• Brief
Start with the line that contains "Write a Python" and end with the line that contains "plt.rcParams['font.family'] = ['Liberation"; retype those lines and the ones between them exactly, without any pictures.

• Data listing
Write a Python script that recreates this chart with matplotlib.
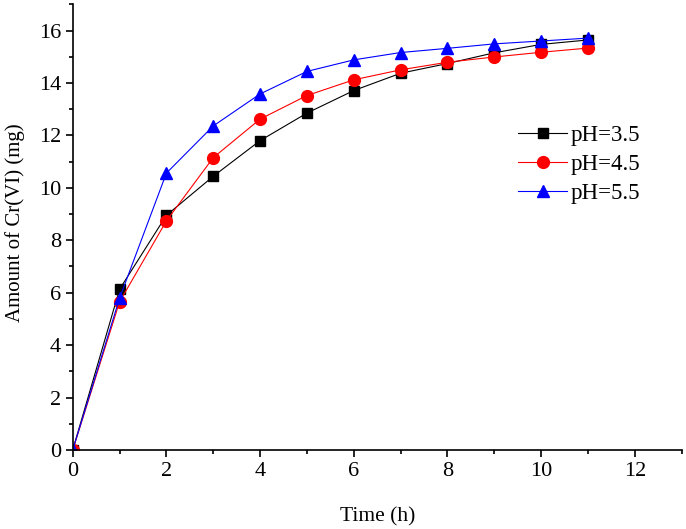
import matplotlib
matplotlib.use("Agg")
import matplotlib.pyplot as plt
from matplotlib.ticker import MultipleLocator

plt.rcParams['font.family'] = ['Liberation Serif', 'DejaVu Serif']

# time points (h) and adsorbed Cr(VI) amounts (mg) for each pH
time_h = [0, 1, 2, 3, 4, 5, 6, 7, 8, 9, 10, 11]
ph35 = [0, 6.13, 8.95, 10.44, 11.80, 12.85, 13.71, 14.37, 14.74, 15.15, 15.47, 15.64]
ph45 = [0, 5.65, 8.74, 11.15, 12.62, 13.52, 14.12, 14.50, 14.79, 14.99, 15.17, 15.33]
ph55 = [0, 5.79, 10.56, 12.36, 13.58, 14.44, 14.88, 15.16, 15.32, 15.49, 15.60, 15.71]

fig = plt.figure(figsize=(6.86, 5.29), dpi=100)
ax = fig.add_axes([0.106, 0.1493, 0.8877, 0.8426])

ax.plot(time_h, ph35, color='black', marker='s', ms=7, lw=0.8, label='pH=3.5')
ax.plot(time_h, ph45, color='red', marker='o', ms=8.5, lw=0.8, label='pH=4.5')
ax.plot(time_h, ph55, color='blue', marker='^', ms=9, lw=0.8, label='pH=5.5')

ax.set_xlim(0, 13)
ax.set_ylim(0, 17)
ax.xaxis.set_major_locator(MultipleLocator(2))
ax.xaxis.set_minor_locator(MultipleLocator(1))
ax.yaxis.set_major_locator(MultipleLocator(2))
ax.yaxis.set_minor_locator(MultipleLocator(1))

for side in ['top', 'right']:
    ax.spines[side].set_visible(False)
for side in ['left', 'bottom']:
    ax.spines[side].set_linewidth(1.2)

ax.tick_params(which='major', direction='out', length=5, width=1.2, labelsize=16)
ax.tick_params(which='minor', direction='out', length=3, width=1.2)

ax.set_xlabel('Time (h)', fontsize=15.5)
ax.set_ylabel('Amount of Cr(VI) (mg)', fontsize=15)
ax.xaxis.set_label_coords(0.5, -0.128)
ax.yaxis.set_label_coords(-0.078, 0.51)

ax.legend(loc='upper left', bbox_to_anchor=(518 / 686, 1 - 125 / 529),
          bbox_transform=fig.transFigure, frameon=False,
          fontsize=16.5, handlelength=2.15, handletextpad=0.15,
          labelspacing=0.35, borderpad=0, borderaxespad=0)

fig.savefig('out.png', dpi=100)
--
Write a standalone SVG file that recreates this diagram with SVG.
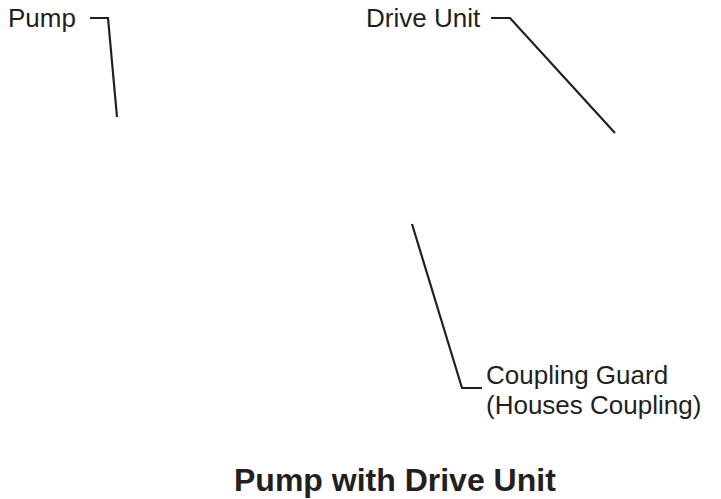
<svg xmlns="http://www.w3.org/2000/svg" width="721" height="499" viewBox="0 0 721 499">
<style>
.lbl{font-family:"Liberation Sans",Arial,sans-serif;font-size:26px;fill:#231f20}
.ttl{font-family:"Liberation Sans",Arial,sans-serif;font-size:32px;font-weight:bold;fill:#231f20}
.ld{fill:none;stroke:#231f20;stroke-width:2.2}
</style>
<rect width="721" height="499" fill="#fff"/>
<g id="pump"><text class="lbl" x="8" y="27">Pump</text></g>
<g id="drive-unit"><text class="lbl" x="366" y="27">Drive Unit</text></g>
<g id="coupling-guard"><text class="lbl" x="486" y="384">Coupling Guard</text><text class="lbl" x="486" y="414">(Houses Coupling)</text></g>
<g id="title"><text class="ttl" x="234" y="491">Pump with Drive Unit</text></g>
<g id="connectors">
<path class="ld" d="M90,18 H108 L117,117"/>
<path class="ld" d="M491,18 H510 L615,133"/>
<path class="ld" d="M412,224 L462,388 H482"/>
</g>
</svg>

• Task output
Write a Python script that recreates this chart with matplotlib.
import matplotlib
matplotlib.use("Agg")
import matplotlib.pyplot as plt
from matplotlib.ticker import MultipleLocator

plt.rcParams['font.family'] = ['Liberation Serif', 'DejaVu Serif']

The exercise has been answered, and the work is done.